When we all know that we all play the game this way, it introduces an element of inherent distortion into our conversations, along with an element of inherent distrust. The dirtier it gets, the more justified we feel in our own attempts at distorting perception to our advantage, and the further we are willing to go into causing harm in the name of averting harm. This, I find alarming.
 
For example, it alarms me that some people seem to think it’s worth risking real harm to our democracy in order to force necessary change upon it. It also alarms me that some people seem to think it’s worth silencing the diversity of perspectives and gaslighting their complaints in order to protect our own interests.
 
Could it be that these opposite perspectives represent the two sides of a polarity, creating a vicious cycle that feeds off of itself? What if our aggressive words and actions are precisely what is making it more likely that others will write off our perspective and fail to hear the validity of our complaints? What if the censorship and gaslighting are exactly what fuels the anger that poses the very threat to our democracy that we say we want to protect?
 
What if the grain of truth in the complaints we are failing to hear behind the anger is exactly what would evolve our democracy and make it stronger, if we allowed it into the conversation?
 
What if the fear that our democracy will be harmed is the main reason that others resist including our perspective, and if we learned to share our perspective in a less threatening way, we’d actually have better luck creating the change we want to see?

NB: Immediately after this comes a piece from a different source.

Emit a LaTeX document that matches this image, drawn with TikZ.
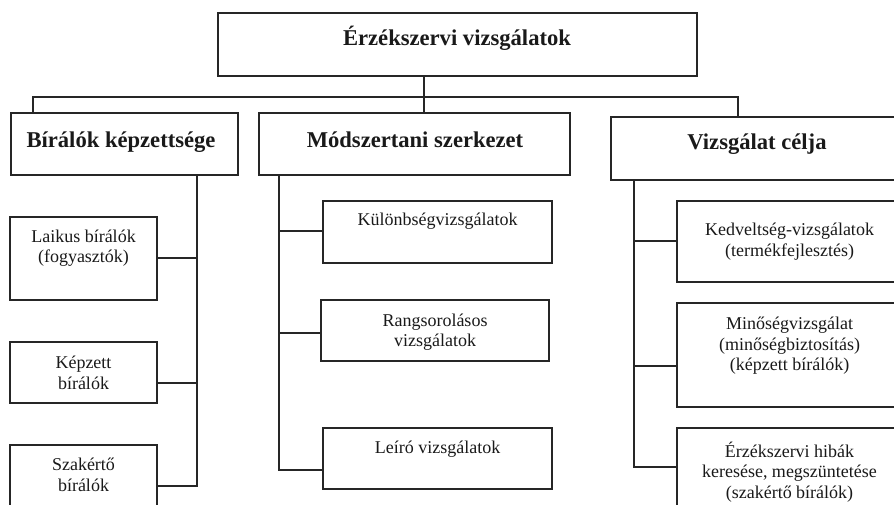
\documentclass[tikz,border=0pt]{standalone}
\usepackage{fontspec}
\setmainfont{Liberation Serif}
\begin{document}
\begin{tikzpicture}[x=1pt,y=-1pt,
  box/.style={draw=black!85,line width=1.7pt,rectangle,inner sep=0pt,fill=none},
  head/.style={font=\fontsize{22.6}{24}\selectfont\bfseries,text=black!90,inner sep=0pt},
  txt/.style={font=\fontsize{18}{20.5}\selectfont,align=center,text=black!90,inner sep=0pt},
  con/.style={draw=black!85,line width=1.7pt,line cap=rect}]
\useasboundingbox (0,0) rectangle (894,504);
\clip (0,0) rectangle (894,504);
% top
\node[box,minimum width=479pt,minimum height=63pt] (top) at (457.5,44.5) {};
\node[head,anchor=base] (topt) at (457,45) {Érzékszervi vizsgálatok};
% headers
\node[box,minimum width=227pt,minimum height=62pt] (h1) at (124.5,144) {};
\node[head,anchor=base] (h1t) at (121,147) {Bírálók képzettsége};
\node[box,minimum width=311pt,minimum height=62pt] (h2) at (414.5,144) {};
\node[head,anchor=base] (h2t) at (415,147) {Módszertani szerkezet};
\node[box,minimum width=292pt,minimum height=63pt] (h3) at (757,148.5) {};
\node[head,anchor=base] (h3t) at (757,149) {Vizsgálat célja};
% top connectors
\coordinate (b0) at (424,97);
\coordinate (bl) at (33,97);
\coordinate (br) at (738,97);
\draw[con] (top.south -| b0) -- (b0);
\draw[con] (bl |- h1.north) -- (bl) -- (br) -- (br |- h3.north);
\draw[con] (b0) -- (b0 |- h2.north);
% left column
\node[box,minimum width=147pt,minimum height=83pt] (L1) at (83.5,258.5) {};
\node[txt] (L1t) at (83.5,248) {Laikus bírálók\\(fogyasztók)};
\node[box,minimum width=147pt,minimum height=61pt] (L2) at (83.5,372.5) {};
\node[txt] (L2t) at (83.5,373) {Képzett\\bírálók};
\node[box,minimum width=147pt,minimum height=85pt] (L3) at (83.5,487.5) {};
\node[txt] (L3t) at (83.5,475) {Szakértő\\bírálók};
\coordinate (lt) at (197,175);
\coordinate (l1) at (197,258);
\coordinate (l2) at (197,383);
\coordinate (l3) at (197,486);
\draw[con] (lt) -- (l3);
\draw[con] (l1) -- (l1 -| L1.east);
\draw[con] (l2) -- (l2 -| L2.east);
\draw[con] (l3) -- (l3 -| L3.east);
% middle column
\node[box,minimum width=229pt,minimum height=62pt] (M1) at (437.5,232) {};
\node[txt] (M1t) at (437.5,221) {Különbségvizsgálatok};
\node[box,minimum width=228pt,minimum height=61pt] (M2) at (435,330.5) {};
\node[txt] (M2t) at (435,332) {Rangsorolásos\\vizsgálatok};
\node[box,minimum width=229pt,minimum height=61pt] (M3) at (437.5,458.5) {};
\node[txt] (M3t) at (437.5,449) {Leíró vizsgálatok};
\coordinate (mt) at (279,175);
\coordinate (m1) at (279,231);
\coordinate (m2) at (279,333);
\coordinate (m3) at (279,470);
\draw[con] (mt) -- (m3);
\draw[con] (m1) -- (m1 -| M1.west);
\draw[con] (m2) -- (m2 -| M2.west);
\draw[con] (m3) -- (m3 -| M3.west);
% right column
\node[box,minimum width=225pt,minimum height=81pt] (R1) at (789.5,241.5) {};
\node[txt] (R1t) at (789.5,241.5) {Kedveltség-vizsgálatok\\(termékfejlesztés)};
\node[box,minimum width=225pt,minimum height=104pt] (R2) at (789.5,355) {};
\node[txt] (R2t) at (789.5,346) {Minőségvizsgálat\\(minőségbiztosítás)\\(képzett bírálók)};
\node[box,minimum width=225pt,minimum height=104pt] (R3) at (789.5,480) {};
\node[txt] (R3t) at (789.5,472) {Érzékszervi hibák\\keresése, megszüntetése\\(szakértő bírálók)};
\coordinate (rt) at (634,180);
\coordinate (r1) at (634,241);
\coordinate (r2) at (634,366);
\coordinate (r3) at (634,467);
\draw[con] (rt) -- (r3);
\draw[con] (r1) -- (r1 -| R1.west);
\draw[con] (r2) -- (r2 -| R2.west);
\draw[con] (r3) -- (r3 -| R3.west);
\end{tikzpicture}
\end{document}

The conviction with which we have come to justify the impossibility of including each others’ perspective runs deep.  With politics, the fears that propel the vicious downward cycle have a way of gripping us at an unconscious level, making our commitment to defeating our opponents feel almost involuntary. If we stop playing the game by these rules, we fear that what we care most about will be obliterated. 

But if we can understand that what caused us to get into this polarized mess in the first place is not our opponent and their incessant dirty moves, but the either-or rules that we all mistakenly thought we had to play by, then the hint of another possibility exists. As more people recognize this, I suspect the leaders that they will want to elect will be the ones who demonstrate the greatest maturity and vision when it comes to rising above the rules of this old, dysfunctional game.

The issues we face would become sacred causes for service, and politicians would understand the deep humility that is required for real leadership. The kind of leadership that respects contrary perspectives as sources of insight into one’s one blind spots, and seeks to build and preserve the precious trust that affords us the grace of moving forward together.